As is well known, May grew up in provincial southern England, the only child of a vicar, and remains a strong practising Anglican. The Church of England’s teachings are those of moderate social conservatism. Left-wing clerics like Giles Fraser may have a high public profile, but the ranks of bishops in the House of Lords and the clergy in parishes across suburban and rural England are much more cautious and traditional.

At the same time, the Church is nothing if not adaptable. It has slowly come to terms with gay rights, for example. Similarly, May voted against extensions of gay rights at the start of her parliamentary career, but now there is not a whiff of homophobia in her administration. However, while the Anglican elites of bishops and professors may be strongly pro-European, the bulk of Daily Telegraph-reading CoE church-goers never liked European institutions, lightly entertaining the conspiracy theory that it was all a Catholic, continental plot. Though a tepid Remainer during the referendum campaign, May has fully embraced hard Brexit.

Let’s describe her philosophy as “Rectory Toryism.” Many of those looking to understand the prime minister have focused on the 1950s of her early childhood or the 1970s, in which she was a young adult and student. But the turbulent 1960s, her school years, may be the most useful decade of reference. That is because the emerging Rectory Toryism looks like a return to the 1960s, when state control of society and economy was at its apogee.

When the Tory manifesto announces “For too many people, where you end up in life is still determined by where you were born and to whom" and states that the party does "not believe in untrammelled free markets” nor “selfish individualism," it is the voice of the Methodist Harold Wilson speaking and what might have been heard from a hundred church pulpits in the 1960s.

May’s plan for a cap on energy bills is in effect a nationalisation of energy prices. Her promise to launch a social housebuilding programme is straight out of the 1960s. If full Brexit happens, we shall see a massive nationalisation of core areas such as immigration and trade, the latter harking back to the glory days of the Board of Trade. Both will require mass hiring of state bureaucrats. Meanwhile, Conservative proposals to give workers the right to look after their elderly and infirm relatives reflect the Anglican priority of care.

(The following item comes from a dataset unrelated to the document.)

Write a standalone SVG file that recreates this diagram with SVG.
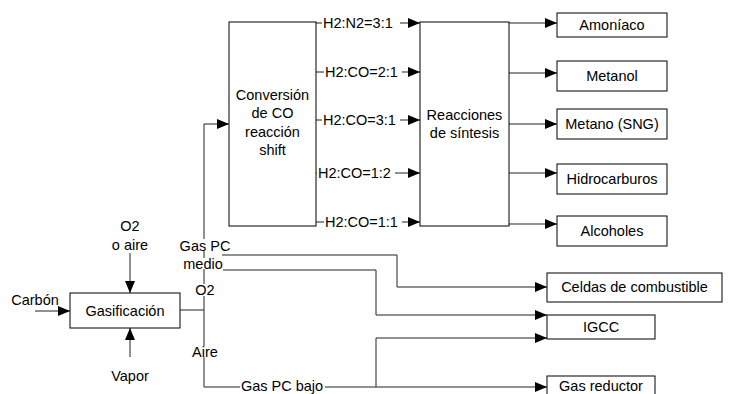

May has shown little interest in abroad. When she went to the G20 summit last year as the new prime minster, it was the first time she had ever set foot in China. Her summer holidays are spent the Swiss Alps—perhaps the region of Europe that is the least European, a sunnier version of the Lake District with higher peaks. Rectory Tories like the country of Zwingli, where everyone speaks English and what is not forbidden is compulsory. Unlike Thatcherite Anglosphere Tories, May showed no interest in American politics until compelled to cosy up to Donald Trump.

For the time being, Rectory Toryism is a one-woman show. It remains to be seen if the Conservatives as a whole come round to it. Normal politics has been on hold since Brexit, with May saying as little as possible on her future plans beyond her obsessions with immigration and leaving the single market. That, of course, being the only way of stopping Europeans from working and living in her English provinces.

But Rectory Toryism is not an adequate response to the the crisis in public finances and the growing divides within the United Kingdom following the triumph of provincial English nationalism in the Brexit plebiscite. The 2017 general election may turn out to be curiously similar to that of 1966, in which Harold Wilson obtained a large majority. Worryingly for Theresa May, his government only lasted four years and Wilson lost the next election, after becoming not the master of events, but their prisoner.